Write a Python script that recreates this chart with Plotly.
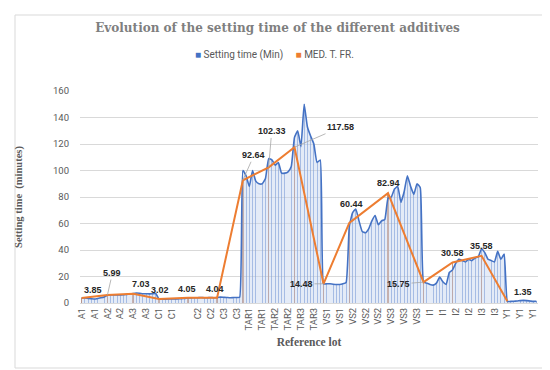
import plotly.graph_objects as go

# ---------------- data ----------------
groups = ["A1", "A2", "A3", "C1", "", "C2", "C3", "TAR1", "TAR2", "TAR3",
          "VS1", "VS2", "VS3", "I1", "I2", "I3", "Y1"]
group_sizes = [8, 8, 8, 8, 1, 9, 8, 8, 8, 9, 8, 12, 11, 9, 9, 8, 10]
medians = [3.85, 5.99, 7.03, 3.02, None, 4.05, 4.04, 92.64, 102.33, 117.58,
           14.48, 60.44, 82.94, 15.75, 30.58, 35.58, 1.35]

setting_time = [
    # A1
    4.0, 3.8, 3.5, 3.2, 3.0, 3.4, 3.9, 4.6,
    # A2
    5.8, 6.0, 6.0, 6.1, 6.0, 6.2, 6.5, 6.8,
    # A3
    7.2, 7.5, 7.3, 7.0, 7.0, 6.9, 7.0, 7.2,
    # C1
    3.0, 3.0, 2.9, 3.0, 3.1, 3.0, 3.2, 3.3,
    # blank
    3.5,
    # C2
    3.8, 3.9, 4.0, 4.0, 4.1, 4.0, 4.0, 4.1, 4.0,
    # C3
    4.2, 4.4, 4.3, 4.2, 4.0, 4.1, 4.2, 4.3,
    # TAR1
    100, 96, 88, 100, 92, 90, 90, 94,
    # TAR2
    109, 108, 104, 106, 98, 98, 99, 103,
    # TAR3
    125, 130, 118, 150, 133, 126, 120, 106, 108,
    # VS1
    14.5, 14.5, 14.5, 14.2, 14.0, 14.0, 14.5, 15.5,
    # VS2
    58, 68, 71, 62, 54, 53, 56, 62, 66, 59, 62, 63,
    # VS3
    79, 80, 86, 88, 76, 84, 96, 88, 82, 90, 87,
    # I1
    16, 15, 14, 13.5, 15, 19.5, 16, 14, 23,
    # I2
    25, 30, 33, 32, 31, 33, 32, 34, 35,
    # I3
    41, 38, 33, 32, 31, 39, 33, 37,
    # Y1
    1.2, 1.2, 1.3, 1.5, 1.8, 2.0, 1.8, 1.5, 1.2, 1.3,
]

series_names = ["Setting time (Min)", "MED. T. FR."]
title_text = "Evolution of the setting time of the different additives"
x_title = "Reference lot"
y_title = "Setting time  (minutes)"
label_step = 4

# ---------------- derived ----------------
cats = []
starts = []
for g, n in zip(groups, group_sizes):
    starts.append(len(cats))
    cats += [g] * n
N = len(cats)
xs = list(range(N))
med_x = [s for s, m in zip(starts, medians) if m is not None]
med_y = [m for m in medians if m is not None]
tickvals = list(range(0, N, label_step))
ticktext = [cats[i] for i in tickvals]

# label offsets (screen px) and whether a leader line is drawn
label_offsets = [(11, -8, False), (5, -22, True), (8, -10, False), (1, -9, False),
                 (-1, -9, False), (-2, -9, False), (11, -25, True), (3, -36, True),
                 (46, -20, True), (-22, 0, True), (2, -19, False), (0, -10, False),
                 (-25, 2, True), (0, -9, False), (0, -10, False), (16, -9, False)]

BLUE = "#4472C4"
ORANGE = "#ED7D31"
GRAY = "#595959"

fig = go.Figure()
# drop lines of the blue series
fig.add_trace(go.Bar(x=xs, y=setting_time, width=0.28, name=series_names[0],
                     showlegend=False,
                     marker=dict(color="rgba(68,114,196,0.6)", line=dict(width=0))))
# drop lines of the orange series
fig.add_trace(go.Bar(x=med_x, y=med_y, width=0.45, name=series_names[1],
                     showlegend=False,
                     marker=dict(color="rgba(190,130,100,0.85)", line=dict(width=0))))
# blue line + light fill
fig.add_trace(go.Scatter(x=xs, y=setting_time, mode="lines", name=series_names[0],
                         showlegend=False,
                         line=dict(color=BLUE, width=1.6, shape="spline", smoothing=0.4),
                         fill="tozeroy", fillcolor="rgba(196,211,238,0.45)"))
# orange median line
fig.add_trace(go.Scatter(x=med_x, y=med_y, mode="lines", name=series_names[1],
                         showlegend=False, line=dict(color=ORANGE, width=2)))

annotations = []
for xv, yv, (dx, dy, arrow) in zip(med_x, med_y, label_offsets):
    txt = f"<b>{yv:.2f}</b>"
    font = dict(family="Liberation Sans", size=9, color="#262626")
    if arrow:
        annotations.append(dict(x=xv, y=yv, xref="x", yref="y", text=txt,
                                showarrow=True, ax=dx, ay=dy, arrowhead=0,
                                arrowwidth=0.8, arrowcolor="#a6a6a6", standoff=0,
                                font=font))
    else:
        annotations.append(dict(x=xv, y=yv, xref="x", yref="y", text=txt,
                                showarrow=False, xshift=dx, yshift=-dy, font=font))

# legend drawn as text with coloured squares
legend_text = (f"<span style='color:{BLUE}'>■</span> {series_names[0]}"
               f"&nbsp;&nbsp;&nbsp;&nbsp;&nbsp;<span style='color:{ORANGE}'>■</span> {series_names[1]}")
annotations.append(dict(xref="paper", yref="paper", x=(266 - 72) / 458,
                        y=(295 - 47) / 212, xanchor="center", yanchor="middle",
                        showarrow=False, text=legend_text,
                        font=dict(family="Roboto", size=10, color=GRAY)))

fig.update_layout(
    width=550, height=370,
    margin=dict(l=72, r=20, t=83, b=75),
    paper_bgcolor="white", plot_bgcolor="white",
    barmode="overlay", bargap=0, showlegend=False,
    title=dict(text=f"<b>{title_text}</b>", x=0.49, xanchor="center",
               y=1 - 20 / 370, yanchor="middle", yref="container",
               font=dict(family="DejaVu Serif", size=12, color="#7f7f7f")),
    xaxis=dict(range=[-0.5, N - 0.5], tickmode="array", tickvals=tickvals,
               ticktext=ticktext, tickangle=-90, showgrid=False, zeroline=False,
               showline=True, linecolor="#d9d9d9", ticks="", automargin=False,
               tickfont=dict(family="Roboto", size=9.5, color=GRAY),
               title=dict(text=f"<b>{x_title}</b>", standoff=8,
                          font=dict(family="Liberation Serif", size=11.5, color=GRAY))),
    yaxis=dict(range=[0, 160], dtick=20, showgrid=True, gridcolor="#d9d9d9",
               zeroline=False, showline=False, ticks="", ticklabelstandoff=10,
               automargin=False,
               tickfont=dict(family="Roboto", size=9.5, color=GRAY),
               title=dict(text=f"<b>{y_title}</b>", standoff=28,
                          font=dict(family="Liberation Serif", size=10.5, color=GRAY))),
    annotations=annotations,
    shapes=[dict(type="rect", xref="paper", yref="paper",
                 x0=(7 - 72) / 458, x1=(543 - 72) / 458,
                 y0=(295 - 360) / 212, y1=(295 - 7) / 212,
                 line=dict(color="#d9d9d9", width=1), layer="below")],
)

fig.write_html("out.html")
------------------------
__Instruction__. Begin at the top of the material above and output each line exactly, stopping after the line that holds "14.48, 60.44, 82.94, 15.75, 30.58, 35.58, 1.35]". Leave out pictures.

__Full response__.
Write a Python script that recreates this chart with Plotly.
import plotly.graph_objects as go

# ---------------- data ----------------
groups = ["A1", "A2", "A3", "C1", "", "C2", "C3", "TAR1", "TAR2", "TAR3",
          "VS1", "VS2", "VS3", "I1", "I2", "I3", "Y1"]
group_sizes = [8, 8, 8, 8, 1, 9, 8, 8, 8, 9, 8, 12, 11, 9, 9, 8, 10]
medians = [3.85, 5.99, 7.03, 3.02, None, 4.05, 4.04, 92.64, 102.33, 117.58,
           14.48, 60.44, 82.94, 15.75, 30.58, 35.58, 1.35]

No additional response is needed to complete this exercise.